In 392 BC, the Greek playwright Aristophanes wrote a play called "Ekklesiazousai" which translates to "The Assembly Woman". The play was created for two purposes 1) To make fun of the current congress saying that women would be more efficient than them by enacting a radical agenda, 2)To show what happens when women get power. The ancient Greeks knew back then that giving women power leads to massive welfare, sexual liberation, and other communist ideas. The founding fathers knew this when they wrote the constitution allowing only "white, land-owning men in good standing" the right to vote. Currently, only the "good standing" part remains with many prominent democrats and left wing politicians like Bernie Sanders attempting to get rid of that as well.
The play goes as such:
A group of women, led by the wise and redoubtable Praxagora, has decided that the women of Athens must convince the men to give them control of the city, as they are convinced they can do a better job. Disguised as men, the women sneak into the assembly and command the majority of votes needed to carry their series of revolutionary proposals, even convincing some of the men to vote for it on the grounds that it is the only thing they have not tried.

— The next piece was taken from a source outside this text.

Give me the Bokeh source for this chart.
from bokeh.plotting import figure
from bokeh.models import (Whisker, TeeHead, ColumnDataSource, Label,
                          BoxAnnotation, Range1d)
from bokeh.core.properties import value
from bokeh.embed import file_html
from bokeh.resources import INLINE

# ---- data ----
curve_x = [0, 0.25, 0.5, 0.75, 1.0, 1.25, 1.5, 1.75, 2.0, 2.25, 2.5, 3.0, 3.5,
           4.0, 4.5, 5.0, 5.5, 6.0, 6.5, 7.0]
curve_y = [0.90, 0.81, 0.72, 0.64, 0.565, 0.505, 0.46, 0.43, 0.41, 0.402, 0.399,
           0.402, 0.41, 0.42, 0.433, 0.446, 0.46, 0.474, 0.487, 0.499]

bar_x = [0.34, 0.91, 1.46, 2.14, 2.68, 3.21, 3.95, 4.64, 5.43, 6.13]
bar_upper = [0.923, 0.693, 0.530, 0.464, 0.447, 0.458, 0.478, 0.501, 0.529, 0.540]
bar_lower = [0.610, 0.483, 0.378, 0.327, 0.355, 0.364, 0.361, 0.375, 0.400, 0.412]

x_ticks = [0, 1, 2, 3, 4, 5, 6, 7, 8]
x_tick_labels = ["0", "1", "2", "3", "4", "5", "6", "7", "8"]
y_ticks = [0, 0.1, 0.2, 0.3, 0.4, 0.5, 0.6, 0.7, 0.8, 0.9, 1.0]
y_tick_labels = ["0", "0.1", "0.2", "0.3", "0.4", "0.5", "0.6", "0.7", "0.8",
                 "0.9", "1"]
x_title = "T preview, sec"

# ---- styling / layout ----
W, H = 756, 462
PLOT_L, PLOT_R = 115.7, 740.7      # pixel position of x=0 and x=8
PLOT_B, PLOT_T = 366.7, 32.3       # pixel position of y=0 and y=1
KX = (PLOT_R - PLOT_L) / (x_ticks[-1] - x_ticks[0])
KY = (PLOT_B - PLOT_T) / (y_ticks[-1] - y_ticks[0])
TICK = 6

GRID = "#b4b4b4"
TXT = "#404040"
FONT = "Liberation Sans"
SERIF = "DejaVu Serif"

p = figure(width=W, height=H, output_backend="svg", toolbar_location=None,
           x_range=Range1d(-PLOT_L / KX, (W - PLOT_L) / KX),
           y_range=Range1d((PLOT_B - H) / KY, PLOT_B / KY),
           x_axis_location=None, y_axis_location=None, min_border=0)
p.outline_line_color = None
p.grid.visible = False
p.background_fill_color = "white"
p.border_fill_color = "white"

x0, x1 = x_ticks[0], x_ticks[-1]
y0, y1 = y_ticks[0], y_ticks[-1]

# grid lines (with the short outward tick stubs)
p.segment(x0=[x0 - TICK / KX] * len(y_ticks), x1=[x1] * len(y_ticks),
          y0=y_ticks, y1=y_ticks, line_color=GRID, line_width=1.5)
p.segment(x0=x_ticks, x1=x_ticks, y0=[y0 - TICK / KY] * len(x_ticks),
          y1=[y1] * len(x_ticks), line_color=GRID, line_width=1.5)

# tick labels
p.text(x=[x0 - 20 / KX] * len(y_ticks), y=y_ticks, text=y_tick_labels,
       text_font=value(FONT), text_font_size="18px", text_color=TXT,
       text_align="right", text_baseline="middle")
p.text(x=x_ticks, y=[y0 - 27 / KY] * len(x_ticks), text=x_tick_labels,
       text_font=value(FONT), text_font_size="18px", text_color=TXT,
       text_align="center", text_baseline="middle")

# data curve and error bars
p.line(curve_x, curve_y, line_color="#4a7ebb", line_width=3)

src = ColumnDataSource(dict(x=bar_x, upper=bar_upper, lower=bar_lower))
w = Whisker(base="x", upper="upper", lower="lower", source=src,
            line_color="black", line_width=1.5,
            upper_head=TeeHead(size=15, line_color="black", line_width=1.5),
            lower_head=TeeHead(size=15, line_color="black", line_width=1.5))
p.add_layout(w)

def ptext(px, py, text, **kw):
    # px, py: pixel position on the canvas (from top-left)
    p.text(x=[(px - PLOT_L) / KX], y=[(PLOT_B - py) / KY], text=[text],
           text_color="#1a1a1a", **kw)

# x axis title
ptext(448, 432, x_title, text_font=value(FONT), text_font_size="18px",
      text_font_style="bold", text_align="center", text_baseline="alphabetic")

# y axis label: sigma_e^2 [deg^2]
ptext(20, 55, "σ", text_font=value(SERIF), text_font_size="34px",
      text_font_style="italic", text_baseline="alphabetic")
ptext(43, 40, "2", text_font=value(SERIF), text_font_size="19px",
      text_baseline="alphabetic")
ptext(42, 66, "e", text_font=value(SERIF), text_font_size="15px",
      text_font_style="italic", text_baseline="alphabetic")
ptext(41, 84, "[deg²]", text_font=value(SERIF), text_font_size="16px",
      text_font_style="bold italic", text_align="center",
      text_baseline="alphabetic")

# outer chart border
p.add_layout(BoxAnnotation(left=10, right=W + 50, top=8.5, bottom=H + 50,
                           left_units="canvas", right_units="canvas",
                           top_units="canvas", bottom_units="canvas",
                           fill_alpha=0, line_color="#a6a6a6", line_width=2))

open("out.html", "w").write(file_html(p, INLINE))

Once in power, Praxagora realizes that she has to come up with some novel and radical proposals. She and the other women then institute a communist-like government in which the state feeds, houses and generally takes care of every Athenian. Both property and women are to be henceforth held in common, and they enforce an idea of equality by allowing every man to sleep with every woman, so long as the man first sleeps with an ugly woman before he may sleep with a beautiful one.
All slaves are to be publicly owned, and are to to carry out the work currently done by poor people leaving everyone else to live a life of leisure. All individual households are to be knocked together to form a communal dwelling and all citizens are to dine at the public expense in the various public halls of the city, the particular place of each being determined by lot.
The play ends with a gigantic communal banquet (the elaborate menu of which is given in burlesque) and with the jubilation of the women over their triumphs.